Updates to Chapter 13, “Directory Operations”

[This post notes differences between the fifth and sixth editions.]

Our updates to Chapter 13 aren’t that exciting. There’s not much that has changed in the world of Perl and directories. It’s almost dull, even.

  • Use variables as directory handles: opendir my $dir, $directory.
  • Mention a couple more modules incidental to some of the examples, including File::Spec::Functions, Path::Class, and File::Temp
  • Show a find2perl example. We mentioned File::Find only to say that we weren’t going to say anything about it.

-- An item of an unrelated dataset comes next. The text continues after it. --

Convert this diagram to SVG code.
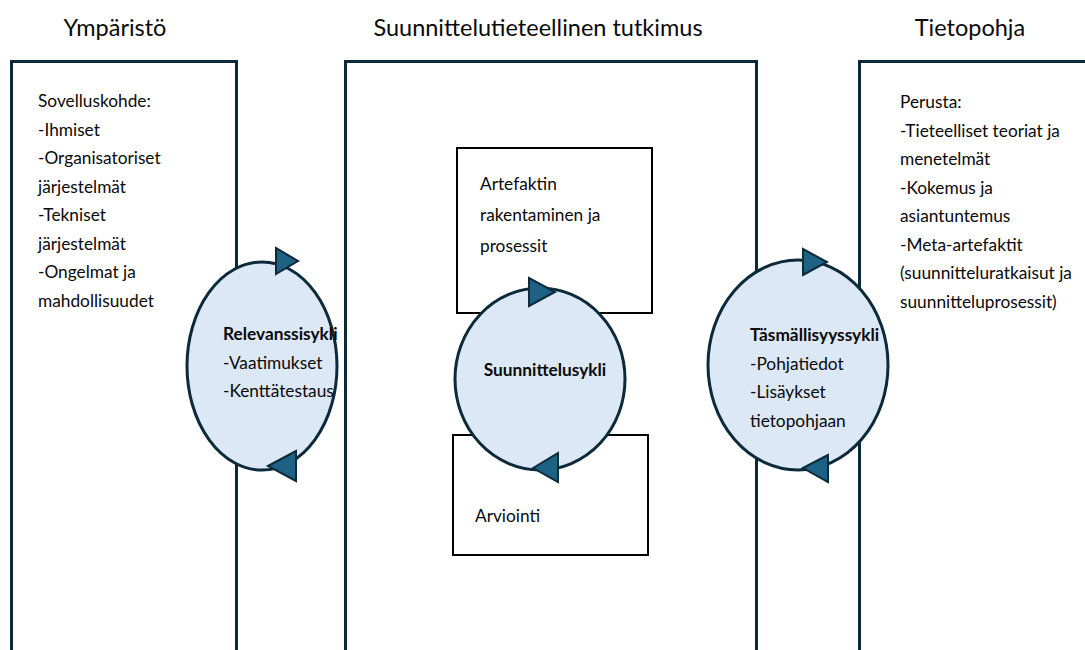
<svg xmlns="http://www.w3.org/2000/svg" width="1085" height="650" viewBox="0 0 1085 650">
  <style>
    .frame { fill: none; stroke: #0d2a3a; stroke-width: 3; }
    .box { fill: #ffffff; stroke: #000000; stroke-width: 2; }
    .cycle { fill: #dce8f5; stroke: #0d2a3a; stroke-width: 3; }
    .head { fill: #1d6285; stroke: #0d2a3a; stroke-width: 2; stroke-linejoin: miter; }
    text { font-family: "Lato", "Liberation Sans", sans-serif; fill: #0a0a0a; }
    .title { font-size: 23.5px; }
    .body { font-size: 17.3px; }
    .bold { font-weight: bold; }
  </style>

  <!-- column headings -->
  <text class="title" x="115" y="36" text-anchor="middle">Ympäristö</text>
  <text class="title" x="538" y="36" text-anchor="middle">Suunnittelutieteellinen tutkimus</text>
  <text class="title" x="970" y="36" text-anchor="middle">Tietopohja</text>

  <!-- environment column -->
  <g id="environment">
    <path class="frame" d="M11.5 652 V61.5 H236.5 V652"/>
    <text class="body" x="38" y="107">Sovelluskohde:</text>
    <text class="body" x="38" y="135.5">-Ihmiset</text>
    <text class="body" x="38" y="164">-Organisatoriset</text>
    <text class="body" x="38" y="192.5">järjestelmät</text>
    <text class="body" x="38" y="221">-Tekniset</text>
    <text class="body" x="38" y="249.5">järjestelmät</text>
    <text class="body" x="38" y="278">-Ongelmat ja</text>
    <text class="body" x="38" y="306.5">mahdollisuudet</text>
  </g>

  <!-- design science research column -->
  <g id="research">
    <path class="frame" d="M345.5 652 V61.5 H756.5 V652"/>
  </g>

  <!-- knowledge base column -->
  <g id="knowledge-base">
    <path class="frame" d="M859.5 652 V61.5 H1090"/>
    <text class="body" x="900" y="108">Perusta:</text>
    <text class="body" x="900" y="136.5">-Tieteelliset teoriat ja</text>
    <text class="body" x="900" y="165">menetelmät</text>
    <text class="body" x="900" y="193.5">-Kokemus ja</text>
    <text class="body" x="900" y="222">asiantuntemus</text>
    <text class="body" x="900" y="250.5">-Meta-artefaktit</text>
    <text class="body" x="900" y="279">(suunnitteluratkaisut ja</text>
    <text class="body" x="900" y="307.5">suunnitteluprosessit)</text>
  </g>

  <!-- build activity -->
  <g id="build">
    <rect class="box" x="457" y="148" width="195" height="165"/>
    <text class="body" x="480" y="190">Artefaktin</text>
    <text class="body" x="480" y="221">rakentaminen ja</text>
    <text class="body" x="480" y="252">prosessit</text>
  </g>

  <!-- evaluate activity -->
  <g id="evaluate">
    <rect class="box" x="453" y="435" width="195" height="120"/>
    <text class="body" x="475" y="522">Arviointi</text>
  </g>

  <!-- relevance cycle -->
  <g id="relevance-cycle">
    <ellipse class="cycle" cx="262" cy="366" rx="75" ry="104"/>
    <text class="body bold" x="223" y="340">Relevanssisykli</text>
    <text class="body" x="223" y="368.5">-Vaatimukset</text>
    <text class="body" x="223" y="397">-Kenttätestaus</text>
  </g>

  <!-- design cycle -->
  <g id="design-cycle">
    <ellipse class="cycle" cx="540" cy="379" rx="85" ry="91"/>
    <text class="body bold" x="545" y="376" text-anchor="middle">Suunnittelusykli</text>
  </g>

  <!-- rigor cycle -->
  <g id="rigor-cycle">
    <ellipse class="cycle" cx="798" cy="365" rx="90" ry="105"/>
    <text class="body bold" x="750" y="341">Täsmällisyyssykli</text>
    <text class="body" x="750" y="369.5">-Pohjatiedot</text>
    <text class="body" x="750" y="398">-Lisäykset</text>
    <text class="body" x="750" y="426.5">tietopohjaan</text>
  </g>

  <!-- cycle direction arrowheads -->
  <g id="connectors">
    <polygon class="head" points="276,248 276,274 298,261"/>
    <polygon class="head" points="268,466 296,451 296,481"/>
    <polygon class="head" points="529,278 529,306 555,292"/>
    <polygon class="head" points="533,468 558,453 558,482"/>
    <polygon class="head" points="803,249 803,275 827,262"/>
    <polygon class="head" points="803,468 828,455 828,482"/>
  </g>
</svg>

Also mention the improved interfaces of File::Finder and File::Find::Rule

Updates to Chapter 7, “In the World of Regular Expressions”

[This post notes differences between the fifth and sixth editions.]

I just committed the new Chapter 7, “In the World of Regular Expressions”. It was quite an education, even for me, because the character class stuff has changed so much since Perl 5.6, and, since Learning Perl had been ignoring Unicode, we didn’t face the hard problems.

  • The \w character class is almost dangerous now. By default, it represents over 100,000 characters that can match at that position. The \d and \s character classes have the same problem on a smaller scale. It’s unlikely that anyone actually wants these shortcuts anymore, but there are still in older programs. I did cover this over at The Effective Perler, too.
  • Since we’re covering Unicode, this is the right chapter to cover the Unicode properties, such as \p{Space}. Those don’t completely solve the character class shortcut problem because they still match many characters. The perluniprops documentation lists how many characters match each property, which is kinda cool.
  • Perl 5.13.9 includes Karl Williamson’s work to add the /a adverb to enforce ASCII semantics, so we use that
    too even though we don’t really get into options into the next chapter.

This is all rather painful to update because I didn’t want to go through everything assuming ASCII semantics (so, very few changes) then tack on an “if you are using Unicode” section that then invalidates everything. We just have to bite the bullet and make the switch to thinking of Unicode as the default and ASCII as the backward-compatibility special case.

Updates to Chapter 12, “File Test Operators”

[This post notes differences between the fifth and sixth editions.]

This chapter probably doesn’t deserve an update here because almost nothing changed. Most of the updates is just make all the code examples consistent. When I added the Perl 5.10 updates for the stacked file test operators, I used a style that wasn’t quite my own, but not quite the one Tom and Randal had already used in the book. It’s more jarring in this chapter than in Chapter 15 (“Smart matching”), a completely new chapter in the fifth edition, because you can see two different styles on the same page. And, I’ve updated Chapter 15 too.

There is one area where I can use some feedback though. We say:

Don’t worry if you don’t know what some of the other file tests mean—if you’ve never heard of them, you won’t be needing them. But if you’re curious, get a good book about programming for Unix.

However, we don’t give any suggestions for what a good book might be. What would you choose?

“captures” versus “memories”, “group” versus “buffer”

The term “memories” to label the side effects of parentheses has fallen out of favor. The new hotness is “capture group”, although that has sometimes showed up as “capture buffer” in the documentation. Karl Williamson, however, purged the docs of “capture buffer”, so you shouldn’t see that anywhere in Perl 5.14’s docs. This mostly affects Chapter 8, where we introduce the match variables, even though we have grouping and backreferences in Chapter 7.

I’m not so sure I like “groups” everywhere though. I think that’s the right term to apply to the particular parentheses that triggered the capture, but not necessarily the thing actually captured. It’s the difference between asking which team is in the Super Bowl and who’s on the Super Bowl team.

I don’t really care that much, though, because there’s one overriding concern: we need to use the same terms that are in the documentation so people have the right search terms.

Perl 6 has a thing called captures, but that’s a completely different beast.